# DATA BLOCK:
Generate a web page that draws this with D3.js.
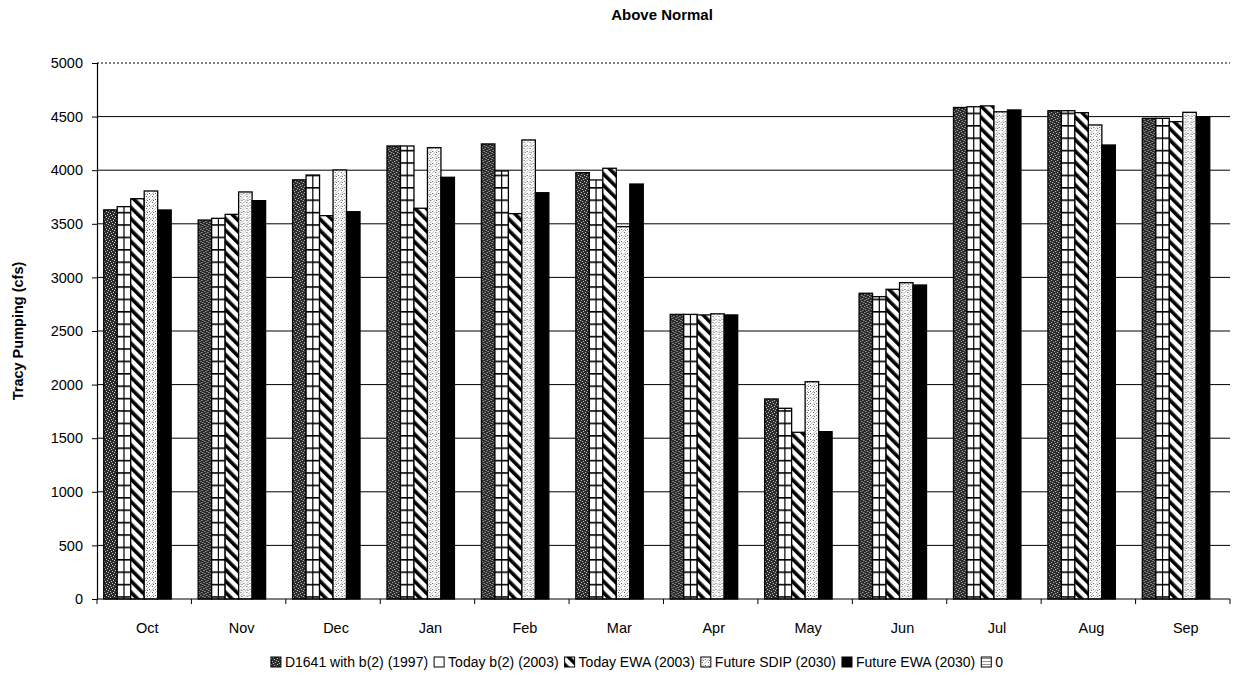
<!DOCTYPE html>
<html>
<head>
<meta charset="utf-8">
<script src="https://cdn.jsdelivr.net/npm/d3@7"></script>
<style>
  body { margin: 0; background: #fff; }
  text { font-family: "Liberation Sans", Arial, sans-serif; }
</style>
</head>
<body>
<svg id="chart" width="1238" height="695"></svg>
<script>
const months = ["Oct","Nov","Dec","Jan","Feb","Mar","Apr","May","Jun","Jul","Aug","Sep"];
const seriesNames = ["D1641 with b(2) (1997)","Today b(2) (2003)","Today EWA (2003)","Future SDIP (2030)","Future EWA (2030)","0"];
const d1641 =      [3630, 3535, 3910, 4226, 4245, 3977, 2655, 1866, 2852, 4585, 4555, 4484];
const todayB2 =    [3660, 3551, 3955, 4226, 3993, 3909, 2655, 1779, 2820, 4592, 4555, 4484];
const todayEWA =   [3734, 3588, 3576, 3645, 3595, 4018, 2650, 1555, 2889, 4600, 4537, 4453];
const futureSDIP = [3806, 3797, 4002, 4210, 4282, 3473, 2660, 2027, 2951, 4545, 4422, 4540];
const futureEWA =  [3629, 3716, 3613, 3934, 3790, 3871, 2650, 1561, 2929, 4562, 4235, 4499];
const zeroSeries = [0,0,0,0,0,0,0,0,0,0,0,0];
const yTicks = [0,500,1000,1500,2000,2500,3000,3500,4000,4500,5000];
const allSeries = [d1641, todayB2, todayEWA, futureSDIP, futureEWA, zeroSeries];

const svg = d3.select("#chart");
const margin = {top: 63, right: 8, bottom: 96, left: 97};
const W = 1238, H = 695;
const iw = W - margin.left - margin.right, ih = H - margin.top - margin.bottom;

// patterns
const defs = svg.append("defs");
const p0 = defs.append("pattern").attr("id","p0").attr("patternUnits","userSpaceOnUse").attr("width",6).attr("height",6);
p0.append("rect").attr("width",6).attr("height",6).attr("fill","#2a2a2a");
[[1,0],[4,1],[0,3],[3,4],[5,5],[2,2]].forEach(([x,y])=>p0.append("rect").attr("x",x).attr("y",y).attr("width",1).attr("height",1).attr("fill","#ccc"));
const p1 = defs.append("pattern").attr("id","p1").attr("patternUnits","userSpaceOnUse").attr("width",20).attr("height",12.4);
p1.append("rect").attr("width",20).attr("height",12.4).attr("fill","#fff");
p1.append("rect").attr("y",0).attr("width",20).attr("height",1.6).attr("fill","#000");
const p2 = defs.append("pattern").attr("id","p2").attr("patternUnits","userSpaceOnUse").attr("width",8).attr("height",8).attr("patternTransform","rotate(-45)");
p2.append("rect").attr("width",8).attr("height",8).attr("fill","#fff");
p2.append("rect").attr("width",3.6).attr("height",8).attr("fill","#000");
const p3 = defs.append("pattern").attr("id","p3").attr("patternUnits","userSpaceOnUse").attr("width",6).attr("height",6);
p3.append("rect").attr("width",6).attr("height",6).attr("fill","#fff");
p3.append("path").attr("d","M0,6 L6,0").attr("stroke","#aaa").attr("stroke-width",0.8);
[[1,1],[4,4],[2,5]].forEach(([x,y])=>p3.append("rect").attr("x",x).attr("y",y).attr("width",1).attr("height",1).attr("fill","#555"));
const p5 = defs.append("pattern").attr("id","p5").attr("patternUnits","userSpaceOnUse").attr("width",3).attr("height",3);
p5.append("rect").attr("width",3).attr("height",3).attr("fill","#fff");
p5.append("rect").attr("width",3).attr("height",0.8).attr("fill","#777");
const fills = ["url(#p0)","url(#p1)","url(#p2)","url(#p3)","#000","url(#p5)"];

const g = svg.append("g").attr("transform",`translate(${margin.left},${margin.top})`);
const x = d3.scaleBand().domain(months).range([0, iw]).padding(0);
const xs = d3.scaleBand().domain(d3.range(6)).range([0, x.bandwidth()]).paddingInner(0).paddingOuter(0.5);
const y = d3.scaleLinear().domain([0,5000]).range([ih,0]);

// gridlines
g.append("g").selectAll("line").data(yTicks.filter(t=>t>0)).join("line")
  .attr("x1",0).attr("x2",iw).attr("y1",d=>y(d)).attr("y2",d=>y(d))
  .attr("stroke","#000").attr("stroke-width",1)
  .attr("stroke-dasharray",d=>d===5000?"2,2":null);

// bars
const groups = g.append("g").selectAll("g").data(months).join("g")
  .attr("transform",d=>`translate(${x(d)},0)`);
groups.each(function(m, mi){
  const gg = d3.select(this);
  allSeries.forEach((s, si)=>{
    const v = s[mi];
    if (v <= 0) return;
    gg.append("rect").attr("x",xs(si)).attr("y",y(v)).attr("width",xs.bandwidth()).attr("height",y(0)-y(v))
      .attr("fill",fills[si]).attr("stroke","#000").attr("stroke-width",1.3);
    if (si === 1) {
      gg.append("line").attr("x1",xs(si)+xs.bandwidth()/2).attr("x2",xs(si)+xs.bandwidth()/2)
        .attr("y1",y(v)).attr("y2",y(0)).attr("stroke","#000").attr("stroke-width",1.2);
    }
  });
});

// y axis
const yAxis = g.append("g").call(d3.axisLeft(y).tickValues(yTicks).tickSize(5).tickPadding(9).tickFormat(d3.format("d")));
yAxis.select(".domain").attr("stroke","#000").attr("stroke-width",1.2);
yAxis.selectAll("text").attr("font-size",14.5).attr("fill","#000");
yAxis.selectAll("line").attr("stroke","#000");

// x axis
const xAxisG = g.append("g").attr("transform",`translate(0,${ih})`);
xAxisG.append("line").attr("x1",0).attr("x2",iw).attr("stroke","#000").attr("stroke-width",1.2);
xAxisG.selectAll("line.tk").data(d3.range(13)).join("line").attr("class","tk")
  .attr("x1",i=>i*x.step()).attr("x2",i=>i*x.step()).attr("y1",0).attr("y2",5).attr("stroke","#000");
xAxisG.selectAll("text").data(months).join("text")
  .attr("x",d=>x(d)+x.bandwidth()/2+3).attr("y",34).attr("text-anchor","middle")
  .attr("font-size",14.5).text(d=>d);

// title
svg.append("text").attr("x",662).attr("y",20).attr("text-anchor","middle")
  .attr("font-size",15).attr("font-weight","bold").text("Above Normal");
// y label
svg.append("text").attr("transform","translate(23,331) rotate(-90)").attr("text-anchor","middle")
  .attr("font-size",14.5).attr("font-weight","bold").text("Tracy Pumping (cfs)");

// legend
const leg = svg.append("g");
let cx = 0;
seriesNames.forEach((n,i)=>{
  const it = leg.append("g");
  it.append("rect").attr("x",0).attr("y",-10).attr("width",10).attr("height",10)
    .attr("fill",fills[i]).attr("stroke","#000").attr("stroke-width",1);
  const t = it.append("text").attr("x",14).attr("y",0).attr("font-size",14).text(n);
  const w = 14 + t.node().getComputedTextLength();
  it.attr("transform",`translate(${cx},0)`);
  cx += w + 6;
});
const totalW = cx - 6;
leg.attr("transform",`translate(${637 - totalW/2},667)`);
</script>
</body>
</html>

# DIRECTIVE:
With all pictures left out, please transcribe exactly the lines from the start of the material through the line with "const iw = W".

# SOLUTION:
Generate a web page that draws this with D3.js.
<!DOCTYPE html>
<html>
<head>
<meta charset="utf-8">
<script src="https://cdn.jsdelivr.net/npm/d3@7"></script>
<style>
  body { margin: 0; background: #fff; }
  text { font-family: "Liberation Sans", Arial, sans-serif; }
</style>
</head>
<body>
<svg id="chart" width="1238" height="695"></svg>
<script>
const months = ["Oct","Nov","Dec","Jan","Feb","Mar","Apr","May","Jun","Jul","Aug","Sep"];
const seriesNames = ["D1641 with b(2) (1997)","Today b(2) (2003)","Today EWA (2003)","Future SDIP (2030)","Future EWA (2030)","0"];
const d1641 =      [3630, 3535, 3910, 4226, 4245, 3977, 2655, 1866, 2852, 4585, 4555, 4484];
const todayB2 =    [3660, 3551, 3955, 4226, 3993, 3909, 2655, 1779, 2820, 4592, 4555, 4484];
const todayEWA =   [3734, 3588, 3576, 3645, 3595, 4018, 2650, 1555, 2889, 4600, 4537, 4453];
const futureSDIP = [3806, 3797, 4002, 4210, 4282, 3473, 2660, 2027, 2951, 4545, 4422, 4540];
const futureEWA =  [3629, 3716, 3613, 3934, 3790, 3871, 2650, 1561, 2929, 4562, 4235, 4499];
const zeroSeries = [0,0,0,0,0,0,0,0,0,0,0,0];
const yTicks = [0,500,1000,1500,2000,2500,3000,3500,4000,4500,5000];
const allSeries = [d1641, todayB2, todayEWA, futureSDIP, futureEWA, zeroSeries];

const svg = d3.select("#chart");
const margin = {top: 63, right: 8, bottom: 96, left: 97};
const W = 1238, H = 695;
const iw = W - margin.left - margin.right, ih = H - margin.top - margin.bottom;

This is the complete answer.